## TASK DIRECTIONS
Leave out every picture, and retype exactly the lines from the line with "Rebuild this chart" through the line with "const yTicks = [0, 200, 400, 600, 800, 1000];", both ends included.

(Plotting code records)
· · · · · · ·
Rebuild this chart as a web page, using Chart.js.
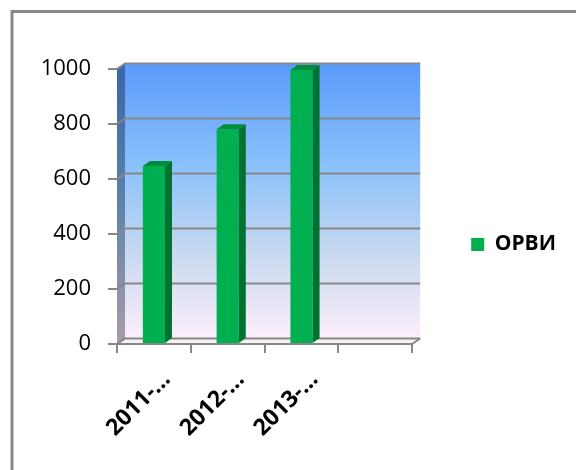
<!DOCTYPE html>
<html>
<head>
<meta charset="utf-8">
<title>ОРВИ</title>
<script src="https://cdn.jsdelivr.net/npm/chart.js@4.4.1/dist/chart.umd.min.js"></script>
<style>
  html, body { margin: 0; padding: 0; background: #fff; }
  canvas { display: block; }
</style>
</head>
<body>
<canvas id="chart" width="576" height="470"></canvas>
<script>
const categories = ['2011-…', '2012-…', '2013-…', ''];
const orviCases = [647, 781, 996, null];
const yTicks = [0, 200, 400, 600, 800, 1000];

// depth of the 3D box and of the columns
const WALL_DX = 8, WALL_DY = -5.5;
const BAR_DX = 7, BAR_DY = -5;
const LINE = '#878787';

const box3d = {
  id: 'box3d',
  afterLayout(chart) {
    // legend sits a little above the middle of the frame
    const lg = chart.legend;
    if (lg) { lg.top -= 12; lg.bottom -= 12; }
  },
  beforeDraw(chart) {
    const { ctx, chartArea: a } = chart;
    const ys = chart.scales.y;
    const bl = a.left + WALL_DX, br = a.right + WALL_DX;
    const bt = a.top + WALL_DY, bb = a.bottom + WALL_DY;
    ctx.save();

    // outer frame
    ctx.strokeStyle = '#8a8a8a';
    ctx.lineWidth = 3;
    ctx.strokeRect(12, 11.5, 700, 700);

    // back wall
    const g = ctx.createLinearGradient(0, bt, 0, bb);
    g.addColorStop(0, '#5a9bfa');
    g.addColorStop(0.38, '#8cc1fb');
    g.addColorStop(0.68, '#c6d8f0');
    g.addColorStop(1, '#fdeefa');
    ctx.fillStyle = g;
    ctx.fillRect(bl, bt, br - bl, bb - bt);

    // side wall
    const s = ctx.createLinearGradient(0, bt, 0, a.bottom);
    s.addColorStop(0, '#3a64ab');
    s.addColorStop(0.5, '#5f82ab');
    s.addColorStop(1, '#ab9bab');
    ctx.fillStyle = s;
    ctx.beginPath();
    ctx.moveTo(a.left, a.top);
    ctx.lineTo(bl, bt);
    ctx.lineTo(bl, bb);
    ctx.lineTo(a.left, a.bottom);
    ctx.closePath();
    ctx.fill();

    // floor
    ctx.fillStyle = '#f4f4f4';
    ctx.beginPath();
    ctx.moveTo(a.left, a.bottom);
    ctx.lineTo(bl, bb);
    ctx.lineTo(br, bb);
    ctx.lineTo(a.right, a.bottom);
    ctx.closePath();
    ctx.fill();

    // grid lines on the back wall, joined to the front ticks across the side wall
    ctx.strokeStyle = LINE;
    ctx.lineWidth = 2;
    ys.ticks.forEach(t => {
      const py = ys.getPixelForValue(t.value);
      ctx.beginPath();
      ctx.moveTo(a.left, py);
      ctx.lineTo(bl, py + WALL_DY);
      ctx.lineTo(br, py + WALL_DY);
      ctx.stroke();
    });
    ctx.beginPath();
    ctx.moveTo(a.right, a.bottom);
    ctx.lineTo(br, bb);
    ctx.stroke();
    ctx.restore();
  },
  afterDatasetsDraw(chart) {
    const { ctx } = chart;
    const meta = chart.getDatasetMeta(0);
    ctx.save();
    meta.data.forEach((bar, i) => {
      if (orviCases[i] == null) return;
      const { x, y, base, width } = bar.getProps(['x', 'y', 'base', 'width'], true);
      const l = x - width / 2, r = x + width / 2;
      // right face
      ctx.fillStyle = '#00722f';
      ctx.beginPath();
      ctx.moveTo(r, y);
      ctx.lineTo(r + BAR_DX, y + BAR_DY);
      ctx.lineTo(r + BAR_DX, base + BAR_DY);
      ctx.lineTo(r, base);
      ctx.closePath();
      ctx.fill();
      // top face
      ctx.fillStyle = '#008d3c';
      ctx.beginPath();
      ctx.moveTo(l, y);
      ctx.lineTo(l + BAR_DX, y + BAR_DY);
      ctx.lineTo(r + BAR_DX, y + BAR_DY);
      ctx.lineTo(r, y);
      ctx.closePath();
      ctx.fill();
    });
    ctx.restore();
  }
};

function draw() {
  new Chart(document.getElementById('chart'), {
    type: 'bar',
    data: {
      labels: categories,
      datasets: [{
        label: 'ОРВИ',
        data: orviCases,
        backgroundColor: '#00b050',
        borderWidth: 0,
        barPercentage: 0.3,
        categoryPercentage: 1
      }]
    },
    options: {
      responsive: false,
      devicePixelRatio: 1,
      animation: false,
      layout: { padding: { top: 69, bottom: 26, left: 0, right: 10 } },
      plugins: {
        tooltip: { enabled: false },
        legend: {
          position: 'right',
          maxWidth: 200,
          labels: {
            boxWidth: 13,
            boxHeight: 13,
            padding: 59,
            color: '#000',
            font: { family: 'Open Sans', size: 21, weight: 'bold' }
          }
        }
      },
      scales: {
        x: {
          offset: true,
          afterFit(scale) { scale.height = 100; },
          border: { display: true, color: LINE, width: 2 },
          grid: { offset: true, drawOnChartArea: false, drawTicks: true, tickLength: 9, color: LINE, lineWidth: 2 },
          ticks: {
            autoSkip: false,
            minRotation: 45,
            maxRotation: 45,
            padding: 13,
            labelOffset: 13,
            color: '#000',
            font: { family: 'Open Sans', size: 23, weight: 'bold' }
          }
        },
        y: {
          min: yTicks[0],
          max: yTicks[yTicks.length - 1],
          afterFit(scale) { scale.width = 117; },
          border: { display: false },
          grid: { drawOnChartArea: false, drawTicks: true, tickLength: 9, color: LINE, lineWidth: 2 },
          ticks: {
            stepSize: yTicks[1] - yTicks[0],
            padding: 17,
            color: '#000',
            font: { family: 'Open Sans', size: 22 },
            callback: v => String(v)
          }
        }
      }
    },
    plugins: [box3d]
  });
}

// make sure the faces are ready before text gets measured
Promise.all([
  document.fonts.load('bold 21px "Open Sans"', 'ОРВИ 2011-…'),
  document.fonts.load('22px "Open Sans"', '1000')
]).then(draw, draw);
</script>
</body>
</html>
· · · · · · ·
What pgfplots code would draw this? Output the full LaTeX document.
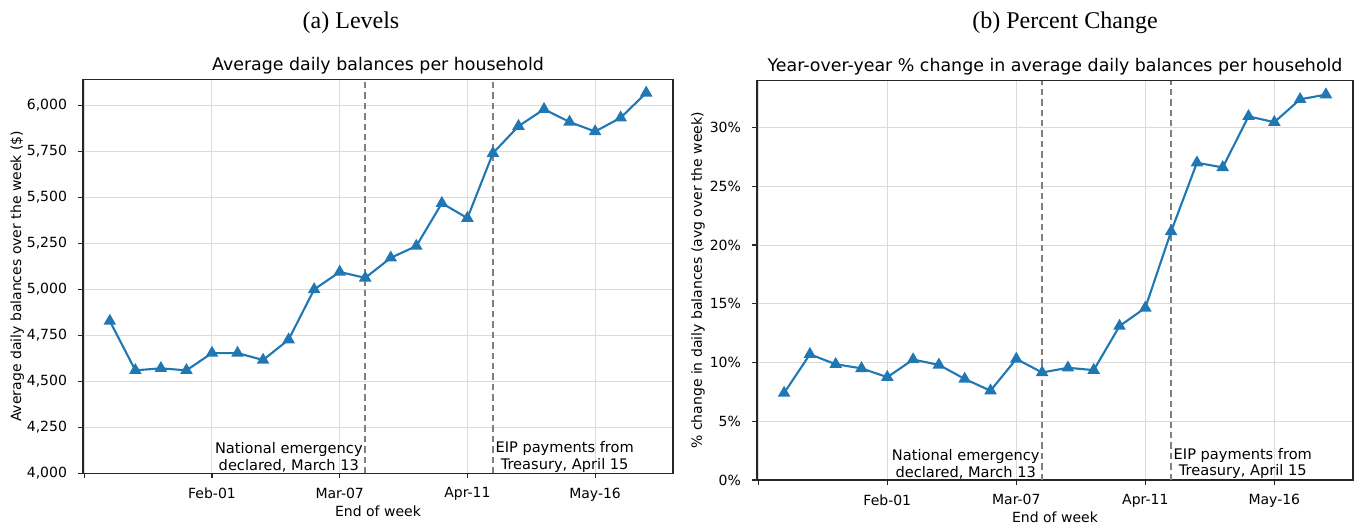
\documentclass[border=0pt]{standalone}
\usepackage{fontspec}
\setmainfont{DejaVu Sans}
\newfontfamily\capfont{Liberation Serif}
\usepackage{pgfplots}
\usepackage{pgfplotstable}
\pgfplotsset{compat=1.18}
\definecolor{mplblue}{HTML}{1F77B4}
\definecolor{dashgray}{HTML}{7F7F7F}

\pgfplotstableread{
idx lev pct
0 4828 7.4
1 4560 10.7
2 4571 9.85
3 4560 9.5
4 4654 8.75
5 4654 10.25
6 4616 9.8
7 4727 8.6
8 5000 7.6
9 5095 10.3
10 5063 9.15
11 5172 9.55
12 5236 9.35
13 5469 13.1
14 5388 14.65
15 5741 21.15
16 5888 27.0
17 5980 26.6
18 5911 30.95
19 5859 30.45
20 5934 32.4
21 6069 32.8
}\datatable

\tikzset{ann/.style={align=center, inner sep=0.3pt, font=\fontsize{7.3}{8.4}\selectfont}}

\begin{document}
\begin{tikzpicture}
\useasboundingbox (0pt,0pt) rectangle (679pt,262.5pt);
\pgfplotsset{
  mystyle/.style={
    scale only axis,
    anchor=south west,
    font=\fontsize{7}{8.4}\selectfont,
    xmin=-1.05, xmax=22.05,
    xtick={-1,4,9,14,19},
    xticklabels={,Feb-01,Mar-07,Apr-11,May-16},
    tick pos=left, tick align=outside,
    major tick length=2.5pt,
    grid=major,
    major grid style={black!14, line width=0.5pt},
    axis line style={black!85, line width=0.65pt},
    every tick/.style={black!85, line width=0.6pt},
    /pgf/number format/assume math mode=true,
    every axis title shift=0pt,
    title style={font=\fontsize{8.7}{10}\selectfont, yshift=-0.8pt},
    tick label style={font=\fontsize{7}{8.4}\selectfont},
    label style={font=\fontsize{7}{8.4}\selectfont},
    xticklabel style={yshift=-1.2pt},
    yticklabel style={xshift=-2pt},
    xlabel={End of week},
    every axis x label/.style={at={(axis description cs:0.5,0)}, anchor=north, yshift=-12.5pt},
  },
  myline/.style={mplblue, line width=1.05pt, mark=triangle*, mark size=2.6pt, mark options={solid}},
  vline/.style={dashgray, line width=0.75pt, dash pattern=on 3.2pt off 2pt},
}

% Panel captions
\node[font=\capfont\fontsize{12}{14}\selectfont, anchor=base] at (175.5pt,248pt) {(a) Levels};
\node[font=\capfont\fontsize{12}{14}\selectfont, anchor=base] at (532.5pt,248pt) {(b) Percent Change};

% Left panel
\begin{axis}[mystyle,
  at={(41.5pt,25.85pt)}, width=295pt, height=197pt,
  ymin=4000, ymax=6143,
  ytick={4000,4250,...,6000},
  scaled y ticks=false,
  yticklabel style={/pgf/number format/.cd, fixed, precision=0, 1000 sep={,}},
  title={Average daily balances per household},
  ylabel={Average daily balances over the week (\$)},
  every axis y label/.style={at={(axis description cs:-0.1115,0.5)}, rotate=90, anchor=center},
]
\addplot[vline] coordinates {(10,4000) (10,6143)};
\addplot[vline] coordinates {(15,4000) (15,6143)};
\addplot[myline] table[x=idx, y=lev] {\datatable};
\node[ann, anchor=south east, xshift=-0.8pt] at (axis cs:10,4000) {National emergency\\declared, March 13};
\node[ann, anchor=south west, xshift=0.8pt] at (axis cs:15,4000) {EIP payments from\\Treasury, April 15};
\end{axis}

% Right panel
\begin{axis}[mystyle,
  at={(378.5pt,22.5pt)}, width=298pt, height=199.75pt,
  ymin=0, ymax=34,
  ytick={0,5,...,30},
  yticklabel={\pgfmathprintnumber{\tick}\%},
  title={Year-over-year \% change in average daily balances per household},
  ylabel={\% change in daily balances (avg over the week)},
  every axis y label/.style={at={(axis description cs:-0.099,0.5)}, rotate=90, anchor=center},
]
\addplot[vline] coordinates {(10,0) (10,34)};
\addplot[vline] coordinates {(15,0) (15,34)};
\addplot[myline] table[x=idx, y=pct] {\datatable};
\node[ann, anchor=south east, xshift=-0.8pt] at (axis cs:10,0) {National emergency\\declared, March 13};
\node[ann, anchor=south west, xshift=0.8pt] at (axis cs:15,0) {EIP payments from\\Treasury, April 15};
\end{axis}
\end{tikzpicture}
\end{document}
· · · · · · ·
## FINAL RESULT
Rebuild this chart as a web page, using Chart.js.
<!DOCTYPE html>
<html>
<head>
<meta charset="utf-8">
<title>ОРВИ</title>
<script src="https://cdn.jsdelivr.net/npm/chart.js@4.4.1/dist/chart.umd.min.js"></script>
<style>
  html, body { margin: 0; padding: 0; background: #fff; }
  canvas { display: block; }
</style>
</head>
<body>
<canvas id="chart" width="576" height="470"></canvas>
<script>
const categories = ['2011-…', '2012-…', '2013-…', ''];
const orviCases = [647, 781, 996, null];
const yTicks = [0, 200, 400, 600, 800, 1000];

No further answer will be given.